On being too big

I believe the recent Late Blight scare on the East Coast has far greater implications than most of us realize. While no one is saying that Bonnie Plants did anything wrong, the fact is their nursery shipped tomatoes infected with the blight. It may have originated in the greenhouses, or after the plants left the greenhouses, it doesn’t matter. Potentially thousands or even hundreds of thousands of people and their gardens could be affected. Bonnie appears to have done the right thing in alerting authorities, and pulling plants from the shelves. The wet weather in the North East has certainly worsened things, providing the right conditions for the spread of the disease. Yet, unlike many regional problems that occur from weather or insects, this could have been a man made or exacerbated problem.

This year, more than ever people planted what might be called “Victory Gardens”. For some it’s a pursuit of pleasure, for others a necessity. Either way we are growing food to eat, and without success some won’t eat as well. Imagine planting your tomato crop, only to have to pull it too late to replant. That’s what’s going on. In addition the disease has spread from home gardens to some commercial farms. This could have far reaching implications on peoples ability to buy locally produced, safe food.

Bonnie is a company with an interesting history, and a good track record, or they wouldn’t have grown to become the main supplier of vegetables to the box stores. This Late Blight concern is not so much a story about Bonnie, but rather what happens when we depend on one supplier for hundreds of stores. When something goes wrong, it goes wrong in a big way. Any grower could find themselves in this situation. We have a grower near here that was suspected of having infected tomatoes, and was told not to ship any tomatoes until the problem was solved. This was quite scary as we we’re in the middle of the tomato selling season, and could affect how our business did this year. Fortunately we have other local suppliers, so we went to them while the problem was worked out. Turns out it was a false alarm. At least we had other growers to fall back on.

The Box stores, due to their shear size have come to depend on suppliers that have the resources to supply them. What with the recent bankruptcy of Hines nursery, Bordiers nursery, and others, the choices of  who they can do business with shrinks. So now we have just a few suppliers, providing much of greenery for a huge chunk of the gardening market. What happens if something gets into the production chain and is spread all through the country? Potentially you could have a serious impact on the homeowners ability to supply food for the family.

These kinds of issues are why it’s important for us to stay smaller, with more local producers who can cover some of the shortages if they occur.  Any other year is might be seen as an inconvenience to be without tomatoes for the season, but with food shortages showing up, and the public’s desire to grow their own, it’s more than an inconvenience.

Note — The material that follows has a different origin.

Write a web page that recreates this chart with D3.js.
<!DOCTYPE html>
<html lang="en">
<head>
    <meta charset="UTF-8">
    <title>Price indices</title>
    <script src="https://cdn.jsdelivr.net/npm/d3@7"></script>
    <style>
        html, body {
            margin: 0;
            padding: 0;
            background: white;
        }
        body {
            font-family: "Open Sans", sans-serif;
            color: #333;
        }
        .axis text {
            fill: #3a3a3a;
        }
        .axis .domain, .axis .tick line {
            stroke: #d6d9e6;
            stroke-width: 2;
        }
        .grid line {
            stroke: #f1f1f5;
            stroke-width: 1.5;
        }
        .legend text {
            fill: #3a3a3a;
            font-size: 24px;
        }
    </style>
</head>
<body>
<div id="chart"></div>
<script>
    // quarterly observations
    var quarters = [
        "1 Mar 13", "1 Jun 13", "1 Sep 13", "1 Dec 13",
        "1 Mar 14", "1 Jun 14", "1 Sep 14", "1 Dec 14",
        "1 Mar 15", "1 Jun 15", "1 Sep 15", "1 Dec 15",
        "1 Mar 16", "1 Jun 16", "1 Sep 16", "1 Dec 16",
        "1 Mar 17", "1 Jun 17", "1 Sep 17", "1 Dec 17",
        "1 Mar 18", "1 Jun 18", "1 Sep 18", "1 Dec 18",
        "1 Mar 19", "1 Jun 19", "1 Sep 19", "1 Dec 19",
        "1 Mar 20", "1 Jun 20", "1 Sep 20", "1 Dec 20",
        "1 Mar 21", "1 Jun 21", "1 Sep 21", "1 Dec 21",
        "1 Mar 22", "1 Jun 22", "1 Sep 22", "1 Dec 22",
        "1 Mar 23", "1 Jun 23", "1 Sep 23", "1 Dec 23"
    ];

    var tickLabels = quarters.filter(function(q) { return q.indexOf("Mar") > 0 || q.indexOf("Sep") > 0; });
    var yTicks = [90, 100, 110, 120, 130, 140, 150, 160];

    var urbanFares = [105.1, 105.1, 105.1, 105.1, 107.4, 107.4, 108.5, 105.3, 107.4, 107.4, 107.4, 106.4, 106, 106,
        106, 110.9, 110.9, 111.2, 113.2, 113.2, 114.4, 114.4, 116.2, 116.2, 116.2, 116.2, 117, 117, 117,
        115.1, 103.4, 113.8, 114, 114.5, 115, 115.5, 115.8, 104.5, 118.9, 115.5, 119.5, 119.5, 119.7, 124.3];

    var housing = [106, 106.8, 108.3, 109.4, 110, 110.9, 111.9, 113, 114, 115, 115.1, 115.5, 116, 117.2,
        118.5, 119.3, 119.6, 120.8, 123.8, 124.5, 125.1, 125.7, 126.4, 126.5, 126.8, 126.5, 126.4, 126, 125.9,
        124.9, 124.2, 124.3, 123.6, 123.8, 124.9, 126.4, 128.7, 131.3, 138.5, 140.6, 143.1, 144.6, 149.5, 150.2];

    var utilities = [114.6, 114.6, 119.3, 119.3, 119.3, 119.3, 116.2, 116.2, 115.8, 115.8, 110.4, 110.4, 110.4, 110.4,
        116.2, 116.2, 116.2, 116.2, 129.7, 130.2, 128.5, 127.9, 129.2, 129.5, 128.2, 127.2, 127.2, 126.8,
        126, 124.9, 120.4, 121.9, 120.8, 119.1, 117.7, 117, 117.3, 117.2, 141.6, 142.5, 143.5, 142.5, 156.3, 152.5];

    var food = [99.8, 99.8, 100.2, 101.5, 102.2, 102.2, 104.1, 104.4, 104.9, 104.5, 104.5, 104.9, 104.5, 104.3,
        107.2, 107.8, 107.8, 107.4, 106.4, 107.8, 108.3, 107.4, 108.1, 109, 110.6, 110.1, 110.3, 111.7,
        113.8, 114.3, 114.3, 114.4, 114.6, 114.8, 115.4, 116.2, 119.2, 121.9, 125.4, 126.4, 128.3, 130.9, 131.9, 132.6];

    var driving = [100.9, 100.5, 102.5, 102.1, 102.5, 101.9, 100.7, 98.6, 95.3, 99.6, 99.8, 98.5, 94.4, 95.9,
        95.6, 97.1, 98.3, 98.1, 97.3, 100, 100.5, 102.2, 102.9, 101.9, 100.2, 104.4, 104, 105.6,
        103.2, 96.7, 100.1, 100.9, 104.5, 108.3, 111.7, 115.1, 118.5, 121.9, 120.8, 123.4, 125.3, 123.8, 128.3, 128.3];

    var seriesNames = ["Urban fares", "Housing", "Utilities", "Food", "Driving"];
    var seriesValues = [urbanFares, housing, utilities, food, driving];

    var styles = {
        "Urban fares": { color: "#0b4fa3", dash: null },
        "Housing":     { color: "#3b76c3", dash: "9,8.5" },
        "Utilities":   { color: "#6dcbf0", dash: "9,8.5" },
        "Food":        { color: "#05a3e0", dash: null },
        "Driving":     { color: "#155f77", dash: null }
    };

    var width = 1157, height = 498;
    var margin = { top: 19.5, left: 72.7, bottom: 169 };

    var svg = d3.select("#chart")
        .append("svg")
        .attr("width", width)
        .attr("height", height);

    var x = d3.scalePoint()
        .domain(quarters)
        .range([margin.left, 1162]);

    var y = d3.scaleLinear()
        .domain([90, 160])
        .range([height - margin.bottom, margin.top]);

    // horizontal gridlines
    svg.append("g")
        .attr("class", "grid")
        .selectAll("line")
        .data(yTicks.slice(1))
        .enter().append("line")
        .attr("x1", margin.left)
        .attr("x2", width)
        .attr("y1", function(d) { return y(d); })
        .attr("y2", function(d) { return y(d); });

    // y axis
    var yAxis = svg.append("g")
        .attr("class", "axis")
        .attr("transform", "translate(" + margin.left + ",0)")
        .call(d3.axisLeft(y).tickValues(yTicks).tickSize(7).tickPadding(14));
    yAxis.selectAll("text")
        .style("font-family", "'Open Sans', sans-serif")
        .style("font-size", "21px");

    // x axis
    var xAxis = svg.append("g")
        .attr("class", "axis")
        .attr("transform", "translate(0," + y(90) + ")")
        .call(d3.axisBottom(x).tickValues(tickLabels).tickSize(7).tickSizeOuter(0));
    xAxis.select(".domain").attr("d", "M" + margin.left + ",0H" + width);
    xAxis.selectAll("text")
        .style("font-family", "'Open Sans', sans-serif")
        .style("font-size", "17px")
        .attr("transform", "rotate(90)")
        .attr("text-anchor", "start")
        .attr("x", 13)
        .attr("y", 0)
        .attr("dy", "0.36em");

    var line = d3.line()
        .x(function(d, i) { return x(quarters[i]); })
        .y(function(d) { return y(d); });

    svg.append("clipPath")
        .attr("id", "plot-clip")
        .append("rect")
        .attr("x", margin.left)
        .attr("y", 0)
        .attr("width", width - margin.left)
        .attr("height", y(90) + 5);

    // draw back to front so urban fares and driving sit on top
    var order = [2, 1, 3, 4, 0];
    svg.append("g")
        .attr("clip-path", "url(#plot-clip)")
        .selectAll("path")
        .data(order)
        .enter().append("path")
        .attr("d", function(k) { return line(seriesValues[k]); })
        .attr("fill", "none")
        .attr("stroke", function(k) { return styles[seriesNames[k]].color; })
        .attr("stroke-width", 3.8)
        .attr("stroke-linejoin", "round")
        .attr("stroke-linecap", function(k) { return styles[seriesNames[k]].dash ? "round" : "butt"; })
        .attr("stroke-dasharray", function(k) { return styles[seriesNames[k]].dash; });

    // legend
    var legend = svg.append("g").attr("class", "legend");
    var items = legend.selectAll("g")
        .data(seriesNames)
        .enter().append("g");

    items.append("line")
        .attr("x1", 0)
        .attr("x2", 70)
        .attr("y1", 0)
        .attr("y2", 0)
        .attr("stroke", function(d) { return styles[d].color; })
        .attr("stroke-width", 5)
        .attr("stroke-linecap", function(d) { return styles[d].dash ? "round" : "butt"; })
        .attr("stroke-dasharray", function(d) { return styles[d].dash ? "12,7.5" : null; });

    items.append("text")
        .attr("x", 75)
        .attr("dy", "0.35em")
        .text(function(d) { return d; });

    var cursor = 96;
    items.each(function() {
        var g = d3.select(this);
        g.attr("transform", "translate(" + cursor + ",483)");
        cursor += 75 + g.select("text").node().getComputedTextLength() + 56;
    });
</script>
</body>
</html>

It could affect how, and what we eat this year or next.

About Trey Pitsenberger

Trey is a nurseryman, author, and speaker.

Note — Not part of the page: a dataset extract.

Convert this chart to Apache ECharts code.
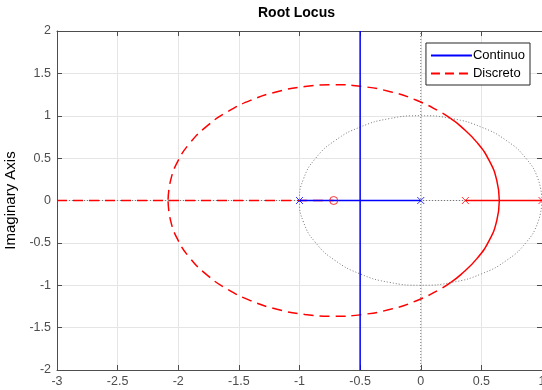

13. July 2009 by Trey Pitsenberger
Categories: , , , , | 5 comments

Comments (5)

  1. Is it true that vendors are responsible for the upkeep and maintenance of the plants and displays at certain big box stores? If a vendor is forced to have a person running around, watering plants and straightening out displays all day throughout a region, that person may not have the time to look closely for a disease problem in its early stages. Another reason why store personnel should be trained to spot problems before they can spread. Yeah, right. Like the big box store near me where the employee cigarette break area was adjacent to a tomato plant display….

  2. Pingback: Why Garden Writing Isn’t Investigative : Doug Green’s Blog

  3. Every plant I bought from my locally grown heirloom plant guy wound up with aphids. Every single one. Problems happen at all levels, it’s how you deal with them that counts.

  4. Every grower at some point runs into a “blight/bug” problem. The outcome of a small grower running into a problem is that sphere of influence caused by a small grower is much smaller than that of a nation wide grower.

    The same thing happens with illnesses that now traverse the world in hours rather than months.

    The answer is localism…….. Now is the time to stop beating the drum of localism and actually do something about it.

  5. It was the authorities, starting in New York, who allerted each other and the press. Bonnie heard about it from them and from the stores the Ag Departments or Extension Services visted.